Furthermore, Anglo-Saxon trusts can simply be set-up (in addition to bilateral deeds, trust instruments) also in the form of declarations of trust, where the settlor is in fact not actively involved at the time the fiduciary obligations are created.
It should be noted that fiduciary contracts may also be established as irrevocable and discretionary, as such limitations on the trustees’ powers may be regulated in the written contract.
As regards confidentiality, there is no public registry in Luxembourg where the fiduciary contract should be registered, unless the fiduciary assets consist of Luxembourg real estate property, ships or aircrafts.

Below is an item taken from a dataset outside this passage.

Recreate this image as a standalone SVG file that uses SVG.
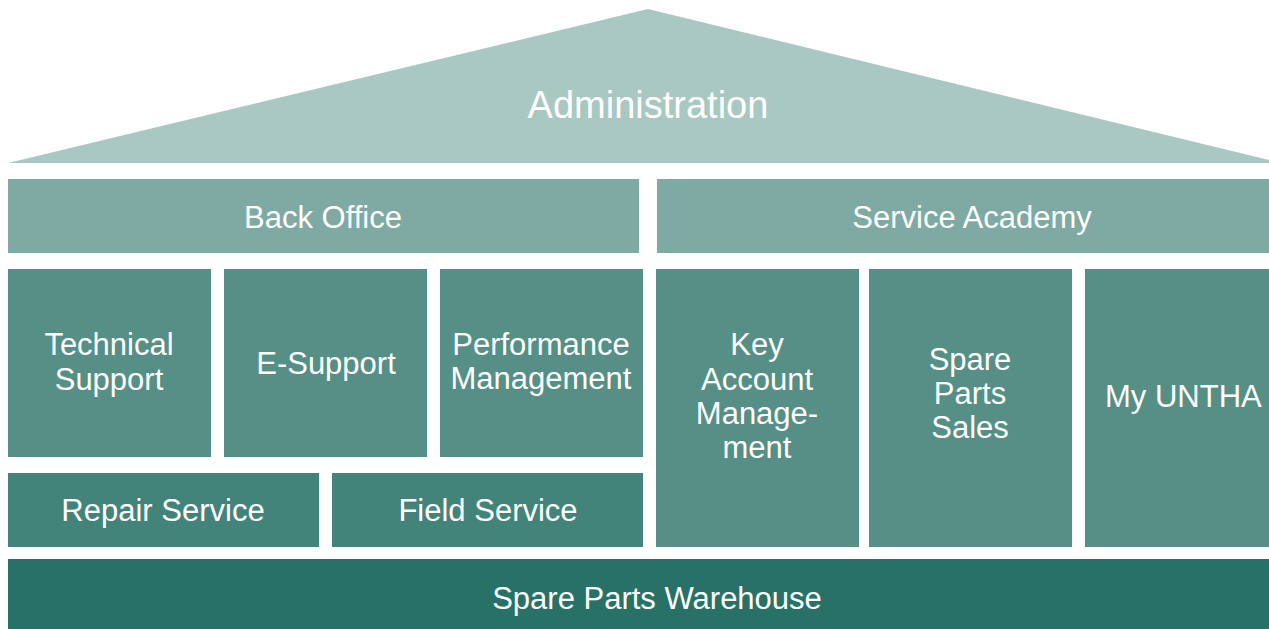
<svg xmlns="http://www.w3.org/2000/svg" width="1269" height="629" viewBox="0 0 1269 629">
<style>
.t{font-family:"Liberation Sans",Arial,sans-serif;fill:#fff;text-anchor:middle;font-size:31px}
.roof{fill:#A9C8C2}.band{fill:#7FAAA3}.mid{fill:#558F86}.low{fill:#42847A}.base{fill:#287167}
</style>
<rect width="1269" height="629" fill="#fff"/>
<g id="administration"><polygon class="roof" points="8,163 648,9 1269,160 1269,163"/><text class="t" x="648" y="118" style="font-size:38px">Administration</text></g>
<g id="back-office"><rect class="band" x="8" y="179" width="631" height="74"/><text class="t" x="323" y="228">Back Office</text></g>
<g id="service-academy"><rect class="band" x="657" y="179" width="612" height="74"/><text class="t" x="972" y="228">Service Academy</text></g>
<g id="technical-support"><rect class="mid" x="8" y="269" width="203" height="188"/><text class="t" x="109" y="355">Technical<tspan x="109" y="390">Support</tspan></text></g>
<g id="e-support"><rect class="mid" x="224" y="269" width="203" height="188"/><text class="t" x="326" y="374">E-Support</text></g>
<g id="performance-management"><rect class="mid" x="440" y="269" width="203" height="188"/><text class="t" x="541" y="355">Performance<tspan x="541" y="389">Management</tspan></text></g>
<g id="key-account-management"><rect class="mid" x="656" y="269" width="203" height="278"/><text class="t" x="757" y="355">Key<tspan x="757" y="390">Account</tspan><tspan x="757" y="424">Manage-</tspan><tspan x="757" y="458">ment</tspan></text></g>
<g id="spare-parts-sales"><rect class="mid" x="869" y="269" width="203" height="278"/><text class="t" x="970" y="370">Spare<tspan x="970" y="404">Parts</tspan><tspan x="970" y="438">Sales</tspan></text></g>
<g id="my-untha"><rect class="mid" x="1085" y="269" width="184" height="278"/><text class="t" x="1105" y="407" style="text-anchor:start">My UNTHA</text></g>
<g id="repair-service"><rect class="low" x="8" y="473" width="311" height="74"/><text class="t" x="163" y="521">Repair Service</text></g>
<g id="field-service"><rect class="low" x="332" y="473" width="311" height="74"/><text class="t" x="488" y="521">Field Service</text></g>
<g id="spare-parts-warehouse"><rect class="base" x="8" y="559" width="1261" height="70"/><text class="t" x="657" y="609">Spare Parts Warehouse</text></g>
<g id="connectors"></g>
</svg>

Fiduciary contracts may be used to hold shares in investment holding companies as nominees in a confidential way, to pool fractions of shares, minority shareholdings in order to provide a better representation as one group of shareholders; furthermore, they may be used for bank guarantees, securitisation and also for inheritance, estate planning.
Mr. “X” is a wealthy entrepreneur owning a successful company active in the industrial sector. The business is prospering well, he has accumulated profits on his bank accounts managed by his bankers due to successful years in the recent years. He is married with two children who are at the age of 12 and 16.
Mr “X” creates a Luxembourg fiduciary contract and transfers the amount of USD 10,000,000 to the fiduciary being a bank to hold such assets based on the terms and conditions of the fiduciary contract. Mr “X” reserves rights for him in the management of the assets whereby the bank as fiduciary shall provide asset management services on an advisory basis, the bank shall consult with Mr. “X” prior to investments being made. He instructs the trustee that 70% of the investments should be made in fixed income products (AAA rated corporate bonds in the US and Europe) to generate income, 20% in equity to provide growth and 10% to be kept in cash to provide liquidity.
He makes provisions in the contract towards the fiduciary whereby upon his death the fiduciary contract be terminated and 30% of the fiduciary assets should be paid out to his wife and 70% of the assets should be held for his children in 35-35% proportions. He instructs the trustee that his children should receive 50% of their capital entitlement (17.5%) at the age of 25 and the remaining balance should be paid out when they attain the age of 30.
Mr. “X” instructs the trustee in the trust agreement that the education of his children should be paid out from the income generated by the fixed income investments.
Years later Mr. “X” faces financial difficulties and he goes into bankruptcy. As he set-up a fiduciary contract, he has made arrangements to secure the future of his family with “ring-fenced” assets which are not available to his creditors and can provide security for his family’s financial well-being.